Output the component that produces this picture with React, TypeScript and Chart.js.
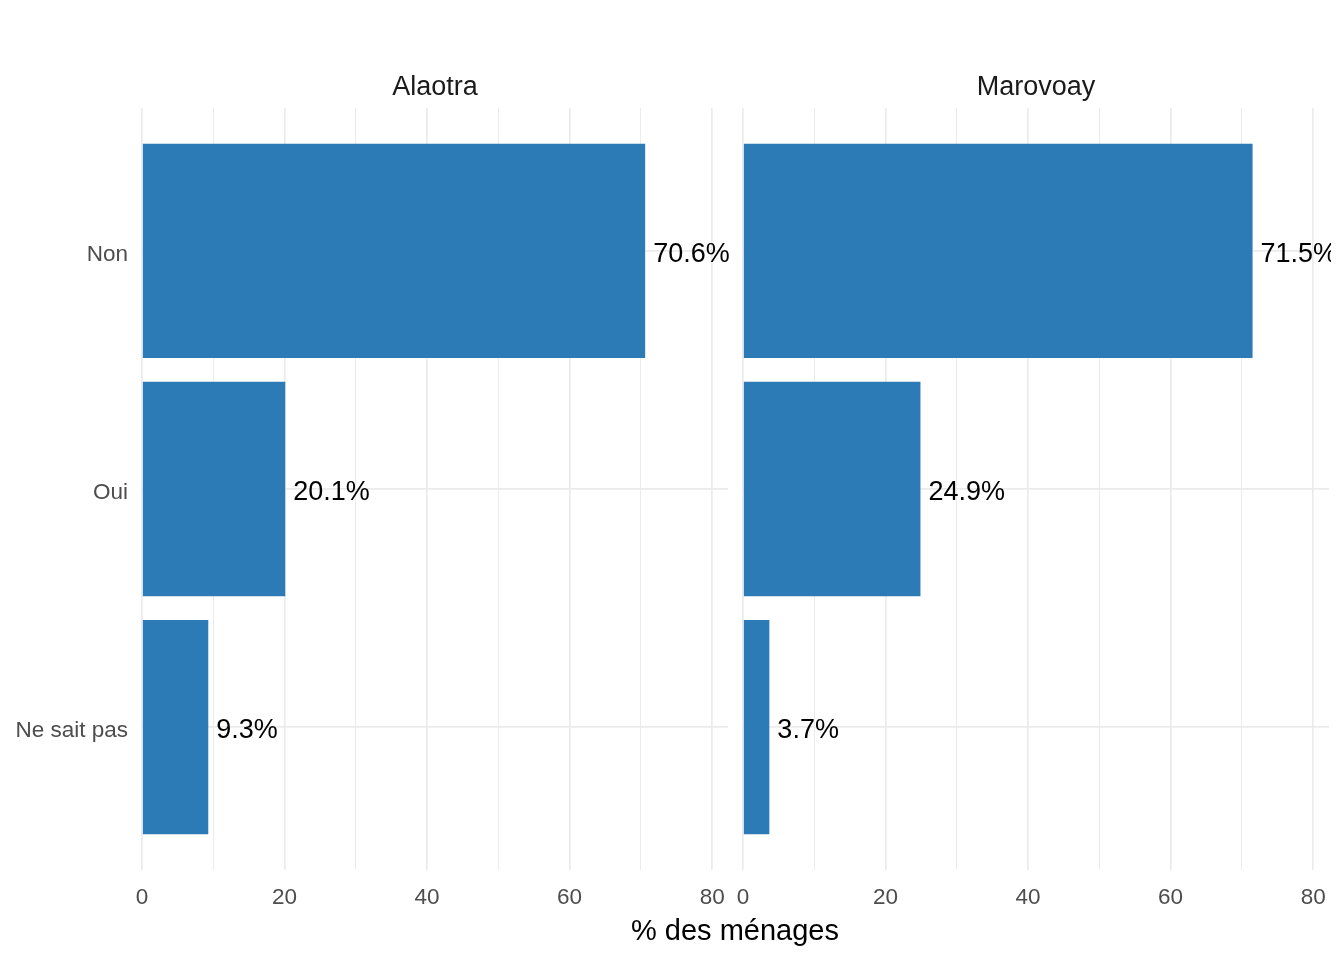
import React, { useEffect, useRef } from "react";
import { Chart, registerables } from "chart.js";

Chart.register(...registerables);

const categories = ["Non", "Oui", "Ne sait pas"];
const panels = ["Alaotra", "Marovoay"];
const alaotraValues = [70.6, 20.1, 9.3];
const marovoayValues = [71.5, 24.9, 3.7];
const xTicks = [0, 10, 20, 30, 40, 50, 60, 70, 80];
const axisTitle = "% des ménages";

const FONT = '"Liberation Sans", Arial, Helvetica, sans-serif';
const BAR_COLOR = "#2C7BB6";
const GRID_COLOR = "#EBEBEB";
const TICK_COLOR = "#4D4D4D";

const xMax = Math.max(...alaotraValues, ...marovoayValues) * 1.15;

const labelPlugin = {
  id: "barLabels",
  afterDatasetsDraw(chart: any) {
    const ctx = chart.ctx;
    const area = chart.chartArea;
    const meta = chart.getDatasetMeta(0);
    const data = chart.data.datasets[0].data;
    ctx.save();
    ctx.beginPath();
    ctx.rect(area.left, area.top - 2, area.right - area.left + 2, area.bottom - area.top + 4);
    ctx.clip();
    ctx.font = `27px ${FONT}`;
    ctx.fillStyle = "#000000";
    ctx.textAlign = "left";
    ctx.textBaseline = "middle";
    meta.data.forEach((bar: any, i: number) => {
      const v = data[i].x;
      ctx.fillText(`${v.toFixed(1)}%`, bar.x + 8, bar.y + 3.5);
    });
    ctx.restore();
  },
};

const yLabelPlugin = {
  id: "yLabels",
  afterDraw(chart: any) {
    if (!chart.options.plugins.yLabels || !chart.options.plugins.yLabels.show) return;
    const ctx = chart.ctx;
    const scale = chart.scales.y;
    ctx.save();
    ctx.font = `22.5px ${FONT}`;
    ctx.fillStyle = TICK_COLOR;
    ctx.textAlign = "right";
    ctx.textBaseline = "middle";
    scale.ticks.forEach((t: any) => {
      const label = categories[Number(t.value) - 1] ?? "";
      ctx.fillText(label, scale.right - 14, scale.getPixelForValue(t.value) + 4);
    });
    ctx.restore();
  },
};

function makeConfig(values: number[], showY: boolean, padding: any) {
  return {
    type: "bar" as const,
    data: {
      datasets: [
        {
          data: values.map((v, i) => ({ x: v, y: i + 1 })),
          backgroundColor: BAR_COLOR,
          borderWidth: 0,
          categoryPercentage: 1,
          barPercentage: 0.9,
        },
      ],
    },
    options: {
      indexAxis: "y" as const,
      animation: false as const,
      responsive: false,
      maintainAspectRatio: false,
      layout: { padding },
      plugins: {
        legend: { display: false },
        tooltip: { enabled: false },
        title: { display: false },
        yLabels: { show: showY },
      },
      scales: {
        x: {
          type: "linear" as const,
          min: 0,
          max: xMax,
          offset: false,
          afterBuildTicks: (scale: any) => {
            scale.ticks = xTicks.map((v) => ({ value: v }));
          },
          afterFit: (scale: any) => {
            scale.height = 90;
            scale.paddingLeft = 0;
            scale.paddingRight = 0;
            scale.paddingTop = 0;
            scale.paddingBottom = 0;
          },
          ticks: {
            autoSkip: false,
            maxRotation: 0,
            minRotation: 0,
            padding: 14,
            color: TICK_COLOR,
            font: { family: FONT, size: 22.5 },
            callback: (v: any) => (Number(v) % 20 === 0 ? String(v) : ""),
          },
          grid: {
            offset: false,
            color: GRID_COLOR,
            lineWidth: (c: any) => (c.tick && c.tick.value % 20 === 0 ? 1.7 : 1),
            drawTicks: false,
          },
          border: { display: false },
        },
        y: {
          type: "linear" as const,
          min: 0.4,
          max: 3.6,
          reverse: true,
          offset: false,
          afterBuildTicks: (scale: any) => {
            scale.ticks = categories.map((_, i) => ({ value: i + 1 }));
          },
          afterFit: (scale: any) => {
            scale.width = showY ? 142 : 0;
            scale.paddingLeft = 0;
            scale.paddingRight = 0;
            scale.paddingTop = 0;
            scale.paddingBottom = 0;
          },
          ticks: {
            display: false,
          },
          grid: {
            offset: false,
            color: GRID_COLOR,
            lineWidth: 1.7,
            drawTicks: false,
          },
          border: { display: false },
        },
      },
    },
    plugins: [labelPlugin, yLabelPlugin],
  };
}

function Panel({ values, showY, padding, width, left, title, titleCenter }: any) {
  const ref = useRef<HTMLCanvasElement | null>(null);
  useEffect(() => {
    if (!ref.current) return;
    const chart = new Chart(ref.current, makeConfig(values, showY, padding) as any);
    return () => chart.destroy();
  }, []);
  return (
    <>
      <canvas
        ref={ref}
        width={width}
        height={960}
        style={{ position: "absolute", left, top: 0, width, height: 960 }}
      />
      <div
        style={{
          position: "absolute",
          left: titleCenter - 200,
          width: 400,
          top: 70,
          textAlign: "center",
          fontFamily: FONT,
          fontSize: 27,
          lineHeight: "32px",
          color: "#1A1A1A",
        }}
      >
        {title}
      </div>
    </>
  );
}

export default function App() {
  return (
    <div
      style={{
        position: "absolute",
        left: 0,
        top: 0,
        width: 1344,
        height: 960,
        background: "#FFFFFF",
        overflow: "hidden",
      }}
    >
      <Panel
        values={alaotraValues}
        showY={true}
        padding={{ left: 0, right: 8, top: 108, bottom: 0 }}
        width={736}
        left={0}
        title={panels[0]}
        titleCenter={435}
      />
      <Panel
        values={marovoayValues}
        showY={false}
        padding={{ left: 7, right: 15, top: 108, bottom: 0 }}
        width={608}
        left={736}
        title={panels[1]}
        titleCenter={1036}
      />
      <div
        style={{
          position: "absolute",
          left: 535,
          width: 400,
          top: 913,
          textAlign: "center",
          fontFamily: FONT,
          fontSize: 29,
          lineHeight: "34px",
          color: "#000000",
        }}
      >
        {axisTitle}
      </div>
    </div>
  );
}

#### Goal of the exercise
Repeat the lines above, starting at the first and stopping after the line that holds "Chart.register(...registerables);", with the pictures left out.

#### Reply to the exercise
Output the component that produces this picture with React, TypeScript and Chart.js.
import React, { useEffect, useRef } from "react";
import { Chart, registerables } from "chart.js";

Chart.register(...registerables);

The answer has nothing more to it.